Haswell also features Advanced Vector Extensions (AVX) for floating point, and AVX2 instructions for integer data types, including a new fused multiple-add that the chip executes twice per cycle, thus doubling its floating point performance over Sandy Bridge.


Colin Johnson is a Geeknet contributing editor and veteran electronics journalist, writing for publications from McGraw-Hill’s Electronics to UBM’s EETimes. Colin has written thousands of technology articles covered by a diverse range of major media outlets, from the ultra-liberal National Public Radio (NPR) to the ultra-conservative Rush Limbaugh Show. A graduate of the University of Michigan’s Computer, Control and Information Engineering (CICE) program, his master’s project was to “solve” the parallel processing problem 20 years ago when engineers thought it would only take a few years. Since then, he has written extensively about the challenges of parallel processors, including emulating those in the human brain in his John Wiley & Sons book Cognizers – Neural Networks and Machines that Think.
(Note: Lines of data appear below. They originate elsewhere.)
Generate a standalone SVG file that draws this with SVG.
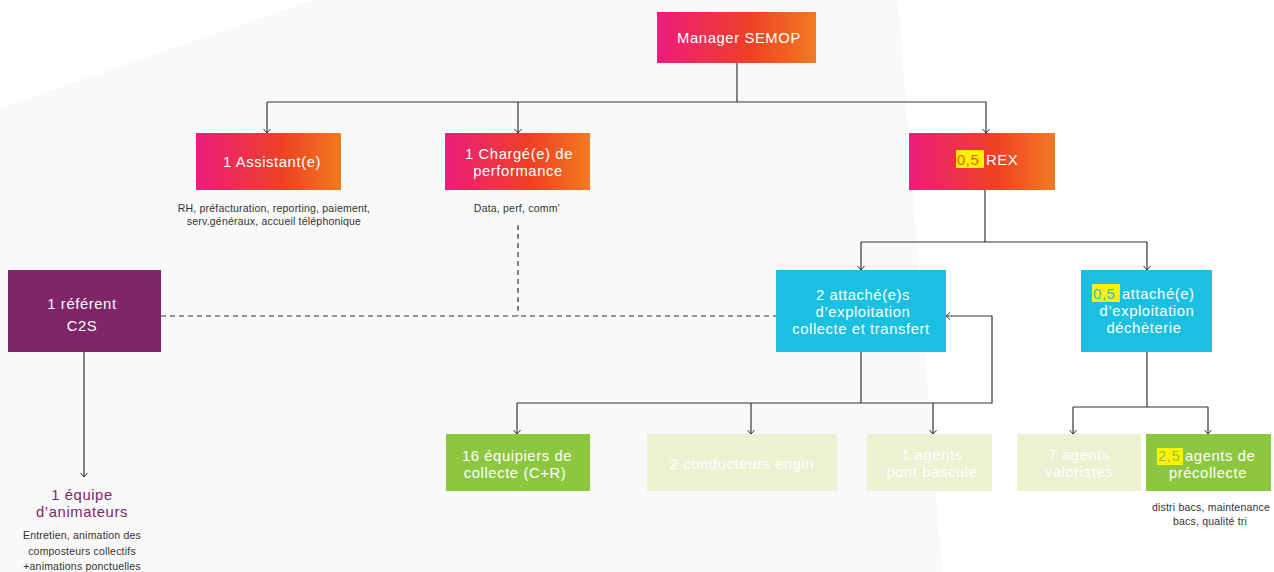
<svg xmlns="http://www.w3.org/2000/svg" width="1274" height="572" viewBox="0 0 1274 572">
<style>
.t{font-family:"Liberation Sans",Arial,sans-serif;font-size:14.8px;letter-spacing:0.6px;fill:#ffffff;text-anchor:middle}
.ts{font-family:"Liberation Sans",Arial,sans-serif;font-size:10.5px;letter-spacing:0.2px;fill:#333333;text-anchor:middle}
.st{text-anchor:start}
.c{fill:none;stroke:#333333;stroke-width:1.2}
.a{marker-end:url(#arr)}
.d{stroke-dasharray:5,4}
.hl{fill:#fff200}
.g{fill:url(#grad)}
.cy{fill:#1bbfdf}
.gr{fill:#8dc63f}
.lg{fill:#eaf2d1}
.pu{fill:#7f2568}
</style>
<defs>
<linearGradient id="grad" x1="0" y1="0" x2="1" y2="0">
<stop offset="0" stop-color="#ec1c7d"/>
<stop offset="0.6" stop-color="#ee4224"/>
<stop offset="1" stop-color="#f47a20"/>
</linearGradient>
<marker id="arr" markerWidth="10" markerHeight="10" refX="7" refY="5" orient="auto" markerUnits="userSpaceOnUse">
<path d="M3,1.5 L7,5 L3,8.5" fill="none" stroke="#333333" stroke-width="1"/>
</marker>
</defs>
<rect x="0" y="0" width="1274" height="572" fill="#ffffff"/>
<polygon points="313,0 898,0 942,572 0,572 0,108" fill="#f9f9f9"/>

<g id="connectors">
<path class="c" d="M737,63 V102"/>
<path class="c" d="M267,102 H986" stroke-width="1.6"/>
<path class="c a" d="M267,102 V133"/>
<path class="c a" d="M518,102 V133"/>
<path class="c a" d="M986,102 V133"/>
<path class="c" d="M985,190 V242"/>
<path class="c" d="M861,242 H1147"/>
<path class="c a" d="M861,242 V270"/>
<path class="c a" d="M1147,242 V270"/>
<path class="c" d="M861,352 V403"/>
<path class="c a" d="M517,403 H992 V316 H946"/>
<path class="c a" d="M517,403 V434"/>
<path class="c a" d="M751,403 V434"/>
<path class="c a" d="M933,403 V434"/>
<path class="c" d="M1147,352 V407"/>
<path class="c" d="M1073,407 H1208"/>
<path class="c a" d="M1073,407 V434"/>
<path class="c a" d="M1208,407 V434"/>
<path class="c a" d="M84,352 V477"/>
<path class="c d" d="M518,225 V316"/>
<path class="c d" d="M161,316 H776"/>
</g>

<g id="manager">
<rect class="g" x="657" y="12" width="159" height="51"/>
<text class="t" x="739" y="43">Manager SEMOP</text>
</g>

<g id="assistant">
<rect class="g" x="196" y="133" width="145" height="57"/>
<text class="t" x="272" y="167">1 Assistant(e)</text>
<text class="ts" x="274" y="212">RH, préfacturation, reporting, paiement,</text>
<text class="ts" x="274" y="225">serv.généraux,  accueil téléphonique</text>
</g>

<g id="charge">
<rect class="g" x="445" y="133" width="145" height="57"/>
<text class="t" x="519" y="159">1 Chargé(e) de</text>
<text class="t" x="518" y="176">performance</text>
<text class="ts" x="517" y="212">Data, perf, comm’</text>
</g>

<g id="rex">
<rect class="g" x="909" y="133" width="146" height="57"/>
<rect class="hl" x="956" y="150" width="28" height="18"/>
<text class="t st" x="957" y="165" style="fill:#f15a24">0,5</text>
<text class="t st" x="986" y="165">REX</text>
</g>

<g id="referent">
<rect class="pu" x="8" y="270" width="153" height="82"/>
<text class="t" x="82" y="309">1 référent</text>
<text class="t" x="82" y="331">C2S</text>
</g>

<g id="equipe">
<text class="t" x="82" y="500" style="fill:#7f2568">1 équipe</text>
<text class="t" x="82" y="517" style="fill:#7f2568">d’animateurs</text>
<text class="ts" x="82" y="539">Entretien, animation des</text>
<text class="ts" x="82" y="555">composteurs collectifs</text>
<text class="ts" x="82" y="570">+animations ponctuelles</text>
</g>

<g id="attache-collecte">
<rect class="cy" x="776" y="270" width="170" height="82"/>
<text class="t" x="863" y="300">2 attaché(e)s</text>
<text class="t" x="863" y="317">d’exploitation</text>
<text class="t" x="861" y="334">collecte et transfert</text>
</g>

<g id="attache-decheterie">
<rect class="cy" x="1081" y="270" width="131" height="82"/>
<rect class="hl" x="1092" y="284" width="28" height="18"/>
<text class="t st" x="1093" y="299" style="fill:#1bbfdf">0,5</text>
<text class="t st" x="1122" y="299">attaché(e)</text>
<text class="t" x="1147" y="316">d’exploitation</text>
<text class="t" x="1144" y="333">déchèterie</text>
</g>

<g id="equipiers">
<rect class="gr" x="446" y="434" width="144" height="57"/>
<text class="t" x="517" y="461">16 équipiers de</text>
<text class="t" x="515" y="478">collecte (C+R)</text>
</g>

<g id="conducteurs">
<rect class="lg" x="647" y="434" width="190" height="57"/>
<text class="t" x="742" y="469">2 conducteurs engin</text>
</g>

<g id="pont-bascule">
<rect class="lg" x="867" y="434" width="125" height="57"/>
<text class="t" x="932" y="460">1 agents</text>
<text class="t" x="932" y="477">pont bascule</text>
</g>

<g id="valoristes">
<rect class="lg" x="1017" y="434" width="124" height="57"/>
<text class="t" x="1079" y="460">7 agents</text>
<text class="t" x="1079" y="477">valoristes</text>
</g>

<g id="precollecte">
<rect class="gr" x="1146" y="434" width="125" height="57"/>
<rect class="hl" x="1157" y="448" width="26" height="17"/>
<text class="t st" x="1158" y="461" style="fill:#8dc63f">2,5</text>
<text class="t st" x="1185" y="461">agents de</text>
<text class="t" x="1208" y="478">précollecte</text>
<text class="ts" x="1211" y="511">distri bacs, maintenance</text>
<text class="ts" x="1210" y="525">bacs, qualité tri</text>
</g>
</svg>
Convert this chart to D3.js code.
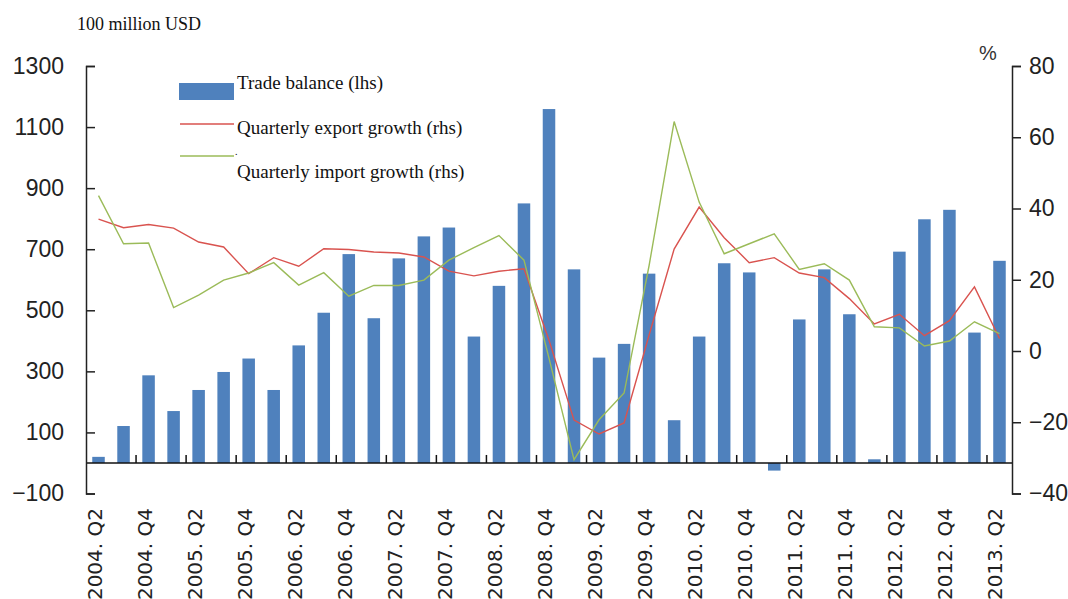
<!DOCTYPE html>
<html>
<head>
<meta charset="utf-8">
<script src="https://cdn.jsdelivr.net/npm/d3@7"></script>
<style>
  body { margin: 0; background: #fff; }
  svg { display: block; }
</style>
</head>
<body>
<div id="chart"></div>
<script>
"use strict";

// quarters, trade balance (100 million USD) and growth rates (%)
var quarters = ["2004. Q2","2004. Q3","2004. Q4","2005. Q1","2005. Q2","2005. Q3","2005. Q4","2006. Q1",
  "2006. Q2","2006. Q3","2006. Q4","2007. Q1","2007. Q2","2007. Q3","2007. Q4","2008. Q1",
  "2008. Q2","2008. Q3","2008. Q4","2009. Q1","2009. Q2","2009. Q3","2009. Q4","2010. Q1",
  "2010. Q2","2010. Q3","2010. Q4","2011. Q1","2011. Q2","2011. Q3","2011. Q4","2012. Q1",
  "2012. Q2","2012. Q3","2012. Q4","2013. Q1","2013. Q2"];
var balance = [20,121,287,170,239,298,342,239,385,492,684,474,670,742,771,414,580,850,1159,634,
  345,390,620,140,414,654,624,-25,470,634,487,12,692,798,829,427,662];
var exportGrowth = [37,34.6,35.5,34.5,30.6,29.2,21.7,26.2,23.8,28.7,28.5,27.8,27.5,26.4,22.4,21.1,
  22.4,23.1,3,-19.4,-23.3,-20.2,4.5,28.6,40.4,31.8,24.8,26.2,21.9,20.6,14.7,7.6,10.3,4.3,8.5,18,3.5];
var importGrowth = [43.6,30.1,30.3,12.2,15.7,19.9,21.9,24.8,18.5,22,15.4,18.4,18.4,19.9,25.5,29,
  32.4,25.5,-2,-30.5,-19.3,-11.8,24,64.4,41.8,27.3,30.1,32.9,22.9,24.5,19.9,6.8,6.5,1.4,2.8,8.2,4.9];
var leftTicks = [-100,100,300,500,700,900,1100,1300];
var rightTicks = [-40,-20,0,20,40,60,80];

var width = 1068, height = 599;
var plotLeft = 86, plotRight = 1012, plotTop = 66, plotBottom = 493.5;

var svg = d3.select('#chart').append('svg')
  .attr('width', width)
  .attr('height', height);

var x = d3.scaleBand().domain(quarters).range([plotLeft, plotRight])
  .paddingInner(0.5).paddingOuter(0.25);
var yL = d3.scaleLinear().domain([-100, 1300]).range([plotBottom, plotTop]);
var yR = d3.scaleLinear().domain([-40, 80]).range([plotBottom, plotTop]);
var cx = function(q) { return x(q) + x.bandwidth() / 2; };

// bars
svg.append('g').selectAll('rect')
  .data(balance).enter()
  .append('rect')
  .attr('x', function(d, i) { return x(quarters[i]); })
  .attr('width', x.bandwidth())
  .attr('y', function(d) { return yL(Math.max(d, 0)); })
  .attr('height', function(d) { return Math.abs(yL(d) - yL(0)); })
  .attr('fill', '#4f81bd');

// x axis line + ticks every two quarters
var y0 = yL(0);
svg.append('line')
  .attr('x1', plotLeft).attr('x2', plotRight)
  .attr('y1', y0).attr('y2', y0)
  .attr('stroke', '#111').attr('stroke-width', 1.5);
var gap = x.step() - x.bandwidth();
svg.append('g').selectAll('line')
  .data(quarters.filter(function(q, i) { return i > 0 && i % 2 === 0; })).enter()
  .append('line')
  .attr('x1', function(q) { return x(q) - gap / 2; })
  .attr('x2', function(q) { return x(q) - gap / 2; })
  .attr('y1', y0).attr('y2', y0 - 8)
  .attr('stroke', '#111').attr('stroke-width', 1.5);

// labels run off the bottom edge, as in the original
svg.append('g').selectAll('text')
  .data(quarters.filter(function(q, i) { return i % 2 === 0; })).enter()
  .append('text')
  .attr('transform', function(q) { return 'translate(' + (cx(q) + 3) + ',508) rotate(-90)'; })
  .attr('text-anchor', 'end')
  .style('font-family', '"DejaVu Sans", sans-serif')
  .style('font-size', '20px')
  .attr('fill', '#222')
  .text(function(q) { return q; });

// lines
var lineR = d3.line()
  .x(function(d, i) { return cx(quarters[i]); })
  .y(function(d) { return yR(d); });
svg.append('path').datum(exportGrowth)
  .attr('d', lineR).attr('fill', 'none')
  .attr('stroke', '#d9534f').attr('stroke-width', 1.4);
svg.append('path').datum(importGrowth)
  .attr('d', lineR).attr('fill', 'none')
  .attr('stroke', '#9bbb59').attr('stroke-width', 1.4);

// y axes
var fmt = d3.format('d');
var axL = svg.append('g')
  .attr('transform', 'translate(' + plotLeft + ',0)')
  .call(d3.axisLeft(yL).tickValues(leftTicks).tickFormat(fmt)
    .tickSize(-9).tickSizeOuter(-9).tickPadding(22));
var axR = svg.append('g')
  .attr('transform', 'translate(' + plotRight + ',0)')
  .call(d3.axisRight(yR).tickValues(rightTicks).tickFormat(fmt)
    .tickSize(9).tickSizeOuter(9).tickPadding(8));
[axL, axR].forEach(function(ax) {
  ax.selectAll('path, line').attr('stroke', '#222').attr('stroke-width', 1.5);
  ax.selectAll('text')
    .style('font-family', '"Liberation Sans", Arial, sans-serif')
    .style('font-size', '23px')
    .attr('fill', '#222');
});

// titles
svg.append('text')
  .attr('x', 77).attr('y', 30)
  .style('font-family', '"Liberation Serif", serif')
  .style('font-size', '18px')
  .attr('fill', '#111')
  .text('100 million USD');
svg.append('text')
  .attr('x', 988).attr('y', 60)
  .attr('text-anchor', 'middle')
  .style('font-family', '"Liberation Sans", Arial, sans-serif')
  .style('font-size', '20px')
  .attr('fill', '#333')
  .text('%');

// legend
var legend = svg.append('g')
  .style('font-family', '"Liberation Serif", serif')
  .style('font-size', '19px');
legend.append('rect')
  .attr('x', 179).attr('y', 83).attr('width', 55).attr('height', 17)
  .attr('fill', '#4f81bd');
legend.append('line')
  .attr('x1', 180).attr('x2', 234).attr('y1', 124).attr('y2', 124)
  .attr('stroke', '#d9534f').attr('stroke-width', 1.4);
legend.append('line')
  .attr('x1', 180).attr('x2', 234).attr('y1', 156).attr('y2', 156)
  .attr('stroke', '#9bbb59').attr('stroke-width', 1.4);
legend.append('text').attr('x', 235).attr('y', 155).style('font-size', '10px').text('.');
legend.append('text').attr('x', 237).attr('y', 89).attr('fill', '#111').text('Trade balance (lhs)');
legend.append('text').attr('x', 237).attr('y', 133.5).attr('fill', '#111').text('Quarterly export growth (rhs)');
legend.append('text').attr('x', 237).attr('y', 178).attr('fill', '#111').text('Quarterly import growth (rhs)');
</script>
</body>
</html>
Posted on October 2, 2012 by R. Colin Johnson, Geeknet Contributing Editor
  • Richard Rankin

    There is one small aspect of Intel’s direction mentioned above that I’m not sure I understand. I’m not sure if this is the right forum but I’m going to fire away. It seems as though Intel is making improvements to the vector processing units of their chips and emphasizing this functionality while moving less rapidly in the direction of massive core counts and emphasizing more powerful cores. Ignoring hyperthreading, the choice seems to be between more cores(pipelines) or more complex cores. I don’t want to underestimate the complexity of managing a bzillion cores but I’m getting mixed signals from designers in terms of pros and cons. I’d like to see a side by side comparison, a debate or perhaps a barroom brawl regarding the relative merits of these two approaches regarding several aspects. Engineering complexity, performance per watt, difficulty of implementing systems (perhaps some applications are better for one than the other), approaches to heterogeneous processing, which I do now, but of which there are undoubdtedly many and the degree of heterogeneity may increase given certain developments in tools. For example, FPGAs have been getting easier to program and at some point, having a large transister count chip that can be converted from one high-performance, special purpose processor to another in a nanosecond with a stack of a a dozen designs standing ready may become an asset. Especially when I can defend a patent on a piece of logic as a circuit (in an FPGA), far more easily than a patent on a piece of C++ code even when they are functionally identical. Can someone comment on this or start another post coverying these topics?

  • R. Colin Johnson

    Since the Xeon Phi will not be available until later this fall, you’ll have to wait to test it out for yourself. The only comparison metrics between using x86-cores instead of the simpler vector-oriented cores of GPUs, is the Hot Chips presentation here:
    But this link is mainly for others, since I see you have already commented on that story. Thanks!